## START Extracted material

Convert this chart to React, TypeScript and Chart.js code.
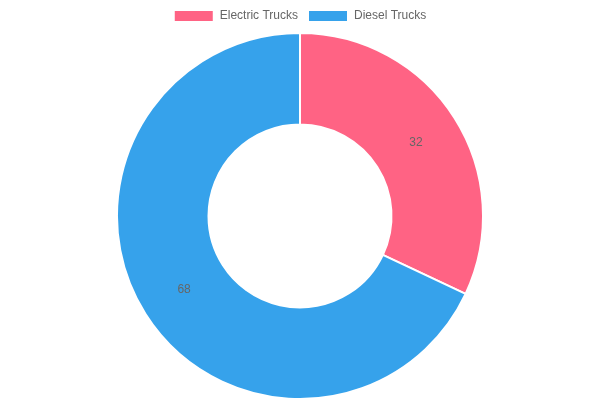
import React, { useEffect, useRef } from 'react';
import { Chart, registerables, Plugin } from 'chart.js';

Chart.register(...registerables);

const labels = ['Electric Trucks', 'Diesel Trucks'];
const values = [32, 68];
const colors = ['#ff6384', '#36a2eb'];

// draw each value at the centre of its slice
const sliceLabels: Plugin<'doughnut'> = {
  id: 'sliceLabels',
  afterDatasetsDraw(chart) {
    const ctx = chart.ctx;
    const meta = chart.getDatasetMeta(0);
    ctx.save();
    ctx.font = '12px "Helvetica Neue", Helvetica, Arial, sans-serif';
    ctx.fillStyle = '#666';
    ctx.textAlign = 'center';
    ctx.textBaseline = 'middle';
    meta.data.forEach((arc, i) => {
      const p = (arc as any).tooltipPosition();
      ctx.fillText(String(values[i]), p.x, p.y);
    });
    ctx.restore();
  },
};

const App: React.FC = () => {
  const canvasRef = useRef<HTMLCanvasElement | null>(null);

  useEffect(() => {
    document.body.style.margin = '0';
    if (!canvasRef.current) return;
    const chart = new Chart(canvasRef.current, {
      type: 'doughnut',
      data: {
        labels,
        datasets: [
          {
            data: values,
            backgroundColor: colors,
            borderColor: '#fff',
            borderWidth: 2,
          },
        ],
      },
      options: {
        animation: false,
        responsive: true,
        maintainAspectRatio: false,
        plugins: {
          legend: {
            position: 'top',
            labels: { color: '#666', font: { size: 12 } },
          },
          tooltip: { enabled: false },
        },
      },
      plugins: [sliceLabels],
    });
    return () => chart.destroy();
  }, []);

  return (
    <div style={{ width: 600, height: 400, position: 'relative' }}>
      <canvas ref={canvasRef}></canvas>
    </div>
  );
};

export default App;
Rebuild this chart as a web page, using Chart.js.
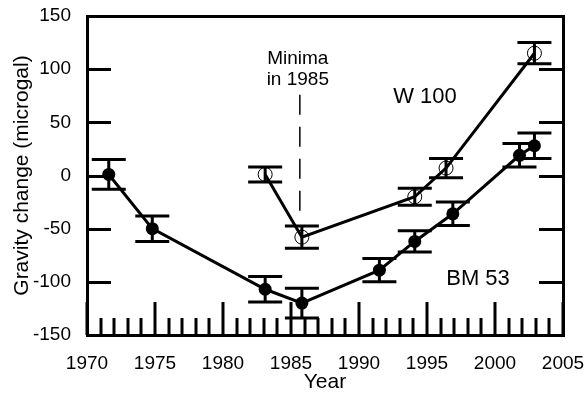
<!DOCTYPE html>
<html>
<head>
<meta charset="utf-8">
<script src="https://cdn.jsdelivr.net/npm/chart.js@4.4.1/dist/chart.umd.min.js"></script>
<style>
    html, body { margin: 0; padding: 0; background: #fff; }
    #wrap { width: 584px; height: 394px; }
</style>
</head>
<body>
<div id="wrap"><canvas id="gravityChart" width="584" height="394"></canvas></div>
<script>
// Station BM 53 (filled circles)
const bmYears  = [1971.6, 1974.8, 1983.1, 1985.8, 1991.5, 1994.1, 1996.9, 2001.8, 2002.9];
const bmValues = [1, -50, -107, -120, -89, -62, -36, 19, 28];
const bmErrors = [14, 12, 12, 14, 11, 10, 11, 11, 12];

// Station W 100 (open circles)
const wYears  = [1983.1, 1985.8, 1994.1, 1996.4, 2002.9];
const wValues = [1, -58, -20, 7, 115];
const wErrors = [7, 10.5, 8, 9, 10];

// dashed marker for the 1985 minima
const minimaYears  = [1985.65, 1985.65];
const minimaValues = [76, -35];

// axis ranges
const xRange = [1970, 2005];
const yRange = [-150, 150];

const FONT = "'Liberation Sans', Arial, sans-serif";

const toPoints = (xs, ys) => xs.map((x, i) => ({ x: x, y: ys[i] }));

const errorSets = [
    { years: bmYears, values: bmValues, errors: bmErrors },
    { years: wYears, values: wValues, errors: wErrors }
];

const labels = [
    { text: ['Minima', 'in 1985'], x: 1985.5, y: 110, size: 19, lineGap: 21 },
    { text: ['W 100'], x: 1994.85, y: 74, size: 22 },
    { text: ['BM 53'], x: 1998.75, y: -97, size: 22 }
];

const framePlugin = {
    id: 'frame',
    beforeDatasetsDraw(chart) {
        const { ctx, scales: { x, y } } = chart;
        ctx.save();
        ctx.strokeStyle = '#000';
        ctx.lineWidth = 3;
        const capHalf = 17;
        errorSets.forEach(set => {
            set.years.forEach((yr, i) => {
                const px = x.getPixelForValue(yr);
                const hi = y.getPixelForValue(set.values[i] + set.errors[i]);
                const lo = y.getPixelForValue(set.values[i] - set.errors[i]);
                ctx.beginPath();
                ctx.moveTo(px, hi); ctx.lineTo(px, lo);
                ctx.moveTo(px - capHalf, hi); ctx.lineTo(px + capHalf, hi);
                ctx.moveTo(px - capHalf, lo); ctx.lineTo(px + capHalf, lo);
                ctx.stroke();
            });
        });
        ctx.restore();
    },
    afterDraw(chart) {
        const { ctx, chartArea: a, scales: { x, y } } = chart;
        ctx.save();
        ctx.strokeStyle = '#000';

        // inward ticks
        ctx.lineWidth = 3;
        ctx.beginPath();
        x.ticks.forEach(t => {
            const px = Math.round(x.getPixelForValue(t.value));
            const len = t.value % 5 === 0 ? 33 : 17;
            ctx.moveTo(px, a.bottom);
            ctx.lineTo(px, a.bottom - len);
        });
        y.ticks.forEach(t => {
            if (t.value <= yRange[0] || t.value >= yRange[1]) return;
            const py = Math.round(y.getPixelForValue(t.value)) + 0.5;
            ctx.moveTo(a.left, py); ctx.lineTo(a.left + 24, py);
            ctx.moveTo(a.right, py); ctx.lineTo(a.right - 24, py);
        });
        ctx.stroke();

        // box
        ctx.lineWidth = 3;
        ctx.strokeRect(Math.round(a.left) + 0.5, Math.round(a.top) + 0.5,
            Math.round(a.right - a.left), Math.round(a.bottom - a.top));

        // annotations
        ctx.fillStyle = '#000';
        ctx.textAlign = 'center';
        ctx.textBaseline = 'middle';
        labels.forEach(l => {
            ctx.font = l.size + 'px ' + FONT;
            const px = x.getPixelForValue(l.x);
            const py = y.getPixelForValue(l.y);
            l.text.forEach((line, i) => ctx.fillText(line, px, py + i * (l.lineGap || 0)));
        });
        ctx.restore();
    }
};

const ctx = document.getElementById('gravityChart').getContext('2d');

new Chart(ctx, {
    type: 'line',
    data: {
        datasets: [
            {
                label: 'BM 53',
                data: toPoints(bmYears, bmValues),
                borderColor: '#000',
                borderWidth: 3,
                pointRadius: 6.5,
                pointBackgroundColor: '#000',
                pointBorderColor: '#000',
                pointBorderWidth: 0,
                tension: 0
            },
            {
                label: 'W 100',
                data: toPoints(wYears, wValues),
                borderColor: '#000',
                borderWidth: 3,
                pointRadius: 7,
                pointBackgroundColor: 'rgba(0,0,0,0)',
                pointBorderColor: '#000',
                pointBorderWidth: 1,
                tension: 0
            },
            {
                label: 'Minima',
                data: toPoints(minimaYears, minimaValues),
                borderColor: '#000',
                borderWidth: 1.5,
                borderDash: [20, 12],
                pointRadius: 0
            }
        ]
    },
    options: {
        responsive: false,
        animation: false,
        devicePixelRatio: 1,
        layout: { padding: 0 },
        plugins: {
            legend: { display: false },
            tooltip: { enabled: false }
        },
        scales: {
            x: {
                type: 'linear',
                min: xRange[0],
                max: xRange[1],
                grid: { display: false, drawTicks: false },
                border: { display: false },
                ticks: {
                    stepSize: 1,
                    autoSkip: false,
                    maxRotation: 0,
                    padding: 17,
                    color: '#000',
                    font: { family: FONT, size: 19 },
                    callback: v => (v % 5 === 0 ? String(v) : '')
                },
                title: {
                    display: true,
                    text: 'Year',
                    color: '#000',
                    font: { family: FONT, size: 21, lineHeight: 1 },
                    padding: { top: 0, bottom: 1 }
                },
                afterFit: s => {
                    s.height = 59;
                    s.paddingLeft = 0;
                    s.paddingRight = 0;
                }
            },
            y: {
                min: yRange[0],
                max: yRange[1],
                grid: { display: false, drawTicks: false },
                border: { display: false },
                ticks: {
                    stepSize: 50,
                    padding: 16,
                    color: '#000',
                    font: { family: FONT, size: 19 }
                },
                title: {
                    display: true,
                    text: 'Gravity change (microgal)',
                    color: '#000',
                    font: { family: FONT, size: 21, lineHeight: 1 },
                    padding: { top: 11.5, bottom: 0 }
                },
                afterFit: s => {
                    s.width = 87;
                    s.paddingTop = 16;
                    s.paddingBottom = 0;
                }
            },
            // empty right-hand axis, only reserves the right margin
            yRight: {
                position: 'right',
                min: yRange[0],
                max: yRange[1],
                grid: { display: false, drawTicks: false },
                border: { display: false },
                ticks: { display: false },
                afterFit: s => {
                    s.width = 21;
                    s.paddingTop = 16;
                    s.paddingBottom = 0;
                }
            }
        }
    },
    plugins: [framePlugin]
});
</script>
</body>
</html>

## END Extracted material
## START Extracted material

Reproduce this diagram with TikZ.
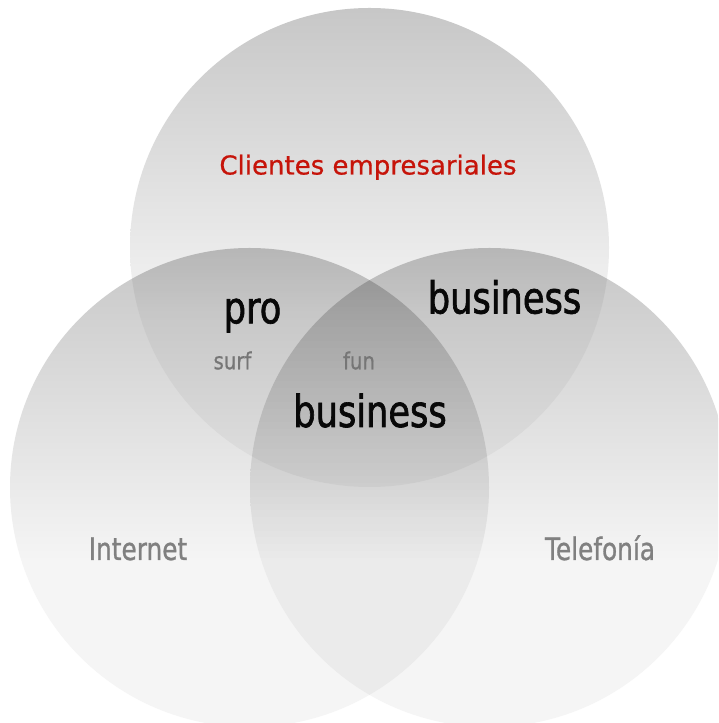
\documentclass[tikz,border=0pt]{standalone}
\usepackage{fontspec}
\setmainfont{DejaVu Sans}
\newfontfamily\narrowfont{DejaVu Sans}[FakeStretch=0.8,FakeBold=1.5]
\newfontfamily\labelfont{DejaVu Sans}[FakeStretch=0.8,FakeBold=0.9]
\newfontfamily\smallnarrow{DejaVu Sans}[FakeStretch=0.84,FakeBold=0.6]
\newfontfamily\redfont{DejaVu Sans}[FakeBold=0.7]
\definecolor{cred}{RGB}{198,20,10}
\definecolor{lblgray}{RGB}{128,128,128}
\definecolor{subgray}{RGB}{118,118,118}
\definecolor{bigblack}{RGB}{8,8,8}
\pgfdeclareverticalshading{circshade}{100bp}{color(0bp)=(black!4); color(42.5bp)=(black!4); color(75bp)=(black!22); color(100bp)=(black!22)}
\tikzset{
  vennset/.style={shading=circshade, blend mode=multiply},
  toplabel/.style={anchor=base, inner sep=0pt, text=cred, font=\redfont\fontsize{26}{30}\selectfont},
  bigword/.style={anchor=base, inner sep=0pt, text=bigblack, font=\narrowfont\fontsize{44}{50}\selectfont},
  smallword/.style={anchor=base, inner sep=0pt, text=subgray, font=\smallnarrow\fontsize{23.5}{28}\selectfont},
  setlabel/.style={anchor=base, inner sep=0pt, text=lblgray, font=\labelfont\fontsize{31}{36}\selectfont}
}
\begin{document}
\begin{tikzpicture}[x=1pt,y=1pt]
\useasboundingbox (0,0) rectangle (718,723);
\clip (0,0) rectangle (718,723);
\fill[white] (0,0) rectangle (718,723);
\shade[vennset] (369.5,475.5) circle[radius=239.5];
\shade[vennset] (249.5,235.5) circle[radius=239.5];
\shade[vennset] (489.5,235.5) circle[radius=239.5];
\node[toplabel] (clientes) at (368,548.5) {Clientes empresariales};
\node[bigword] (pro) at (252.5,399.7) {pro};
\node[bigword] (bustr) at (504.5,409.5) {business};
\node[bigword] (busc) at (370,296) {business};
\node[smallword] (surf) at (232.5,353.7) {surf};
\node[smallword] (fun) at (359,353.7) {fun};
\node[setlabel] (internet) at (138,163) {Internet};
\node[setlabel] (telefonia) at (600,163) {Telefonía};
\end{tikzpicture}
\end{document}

## END Extracted material

■ Work to be completed ■
Pull out only the lines from the one with "Convert this chart" up to and including the one with "export default App;", and drop any pictures along the way.

■ Correct answer ■
Convert this chart to React, TypeScript and Chart.js code.
import React, { useEffect, useRef } from 'react';
import { Chart, registerables, Plugin } from 'chart.js';

Chart.register(...registerables);

const labels = ['Electric Trucks', 'Diesel Trucks'];
const values = [32, 68];
const colors = ['#ff6384', '#36a2eb'];

// draw each value at the centre of its slice
const sliceLabels: Plugin<'doughnut'> = {
  id: 'sliceLabels',
  afterDatasetsDraw(chart) {
    const ctx = chart.ctx;
    const meta = chart.getDatasetMeta(0);
    ctx.save();
    ctx.font = '12px "Helvetica Neue", Helvetica, Arial, sans-serif';
    ctx.fillStyle = '#666';
    ctx.textAlign = 'center';
    ctx.textBaseline = 'middle';
    meta.data.forEach((arc, i) => {
      const p = (arc as any).tooltipPosition();
      ctx.fillText(String(values[i]), p.x, p.y);
    });
    ctx.restore();
  },
};

const App: React.FC = () => {
  const canvasRef = useRef<HTMLCanvasElement | null>(null);

  useEffect(() => {
    document.body.style.margin = '0';
    if (!canvasRef.current) return;
    const chart = new Chart(canvasRef.current, {
      type: 'doughnut',
      data: {
        labels,
        datasets: [
          {
            data: values,
            backgroundColor: colors,
            borderColor: '#fff',
            borderWidth: 2,
          },
        ],
      },
      options: {
        animation: false,
        responsive: true,
        maintainAspectRatio: false,
        plugins: {
          legend: {
            position: 'top',
            labels: { color: '#666', font: { size: 12 } },
          },
          tooltip: { enabled: false },
        },
      },
      plugins: [sliceLabels],
    });
    return () => chart.destroy();
  }, []);

  return (
    <div style={{ width: 600, height: 400, position: 'relative' }}>
      <canvas ref={canvasRef}></canvas>
    </div>
  );
};

export default App;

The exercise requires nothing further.